* **What needs to be done**
Exactly as written, retype the listing below, omitting the pictures.

* **Information provided**

▬▬▬▬▬▬

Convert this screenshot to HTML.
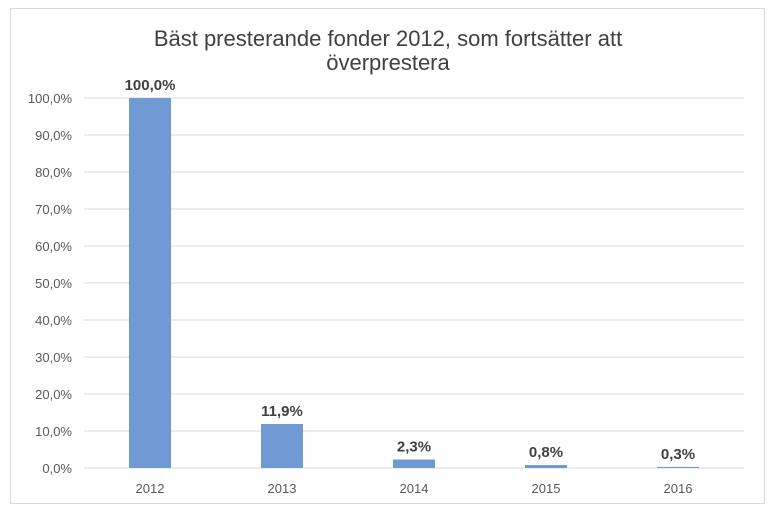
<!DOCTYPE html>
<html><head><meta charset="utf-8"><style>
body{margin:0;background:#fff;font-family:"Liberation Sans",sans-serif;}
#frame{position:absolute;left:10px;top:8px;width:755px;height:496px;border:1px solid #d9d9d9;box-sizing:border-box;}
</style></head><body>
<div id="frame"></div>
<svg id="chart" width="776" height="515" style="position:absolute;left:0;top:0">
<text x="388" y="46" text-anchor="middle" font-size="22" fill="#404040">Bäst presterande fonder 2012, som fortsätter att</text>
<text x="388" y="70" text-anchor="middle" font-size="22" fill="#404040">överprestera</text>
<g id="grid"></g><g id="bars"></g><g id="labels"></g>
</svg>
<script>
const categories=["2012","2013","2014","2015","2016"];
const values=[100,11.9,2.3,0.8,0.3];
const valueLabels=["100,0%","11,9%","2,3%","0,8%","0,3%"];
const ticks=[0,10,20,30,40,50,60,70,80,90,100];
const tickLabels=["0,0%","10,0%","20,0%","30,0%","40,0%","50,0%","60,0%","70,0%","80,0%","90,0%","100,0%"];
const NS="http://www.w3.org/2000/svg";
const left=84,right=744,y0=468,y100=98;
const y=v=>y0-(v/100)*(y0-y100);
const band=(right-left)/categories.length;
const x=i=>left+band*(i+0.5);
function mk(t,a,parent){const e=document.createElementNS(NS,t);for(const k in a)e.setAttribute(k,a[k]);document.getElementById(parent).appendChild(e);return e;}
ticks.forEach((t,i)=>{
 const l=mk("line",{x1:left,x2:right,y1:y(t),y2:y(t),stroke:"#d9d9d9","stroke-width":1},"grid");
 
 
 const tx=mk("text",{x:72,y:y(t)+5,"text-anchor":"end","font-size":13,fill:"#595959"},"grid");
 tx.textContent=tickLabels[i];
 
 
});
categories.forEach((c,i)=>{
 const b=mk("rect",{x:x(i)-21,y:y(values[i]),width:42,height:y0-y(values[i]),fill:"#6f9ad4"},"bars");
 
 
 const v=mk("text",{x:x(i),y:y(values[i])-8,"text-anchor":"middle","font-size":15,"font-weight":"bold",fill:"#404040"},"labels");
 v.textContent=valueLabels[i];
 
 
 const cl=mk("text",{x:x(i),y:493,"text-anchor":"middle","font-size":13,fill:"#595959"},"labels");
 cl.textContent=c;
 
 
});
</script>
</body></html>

▬▬▬▬▬▬

* **Reply to the task**
Convert this screenshot to HTML.
<!DOCTYPE html>
<html><head><meta charset="utf-8"><style>
body{margin:0;background:#fff;font-family:"Liberation Sans",sans-serif;}
#frame{position:absolute;left:10px;top:8px;width:755px;height:496px;border:1px solid #d9d9d9;box-sizing:border-box;}
</style></head><body>
<div id="frame"></div>
<svg id="chart" width="776" height="515" style="position:absolute;left:0;top:0">
<text x="388" y="46" text-anchor="middle" font-size="22" fill="#404040">Bäst presterande fonder 2012, som fortsätter att</text>
<text x="388" y="70" text-anchor="middle" font-size="22" fill="#404040">överprestera</text>
<g id="grid"></g><g id="bars"></g><g id="labels"></g>
</svg>
<script>
const categories=["2012","2013","2014","2015","2016"];
const values=[100,11.9,2.3,0.8,0.3];
const valueLabels=["100,0%","11,9%","2,3%","0,8%","0,3%"];
const ticks=[0,10,20,30,40,50,60,70,80,90,100];
const tickLabels=["0,0%","10,0%","20,0%","30,0%","40,0%","50,0%","60,0%","70,0%","80,0%","90,0%","100,0%"];
const NS="http://www.w3.org/2000/svg";
const left=84,right=744,y0=468,y100=98;
const y=v=>y0-(v/100)*(y0-y100);
const band=(right-left)/categories.length;
const x=i=>left+band*(i+0.5);
function mk(t,a,parent){const e=document.createElementNS(NS,t);for(const k in a)e.setAttribute(k,a[k]);document.getElementById(parent).appendChild(e);return e;}
ticks.forEach((t,i)=>{
 const l=mk("line",{x1:left,x2:right,y1:y(t),y2:y(t),stroke:"#d9d9d9","stroke-width":1},"grid");
 
 
 const tx=mk("text",{x:72,y:y(t)+5,"text-anchor":"end","font-size":13,fill:"#595959"},"grid");
 tx.textContent=tickLabels[i];
 
 
});
categories.forEach((c,i)=>{
 const b=mk("rect",{x:x(i)-21,y:y(values[i]),width:42,height:y0-y(values[i]),fill:"#6f9ad4"},"bars");
 
 
 const v=mk("text",{x:x(i),y:y(values[i])-8,"text-anchor":"middle","font-size":15,"font-weight":"bold",fill:"#404040"},"labels");
 v.textContent=valueLabels[i];
 
 
 const cl=mk("text",{x:x(i),y:493,"text-anchor":"middle","font-size":13,fill:"#595959"},"labels");
 cl.textContent=c;
 
 
});
</script>
</body></html>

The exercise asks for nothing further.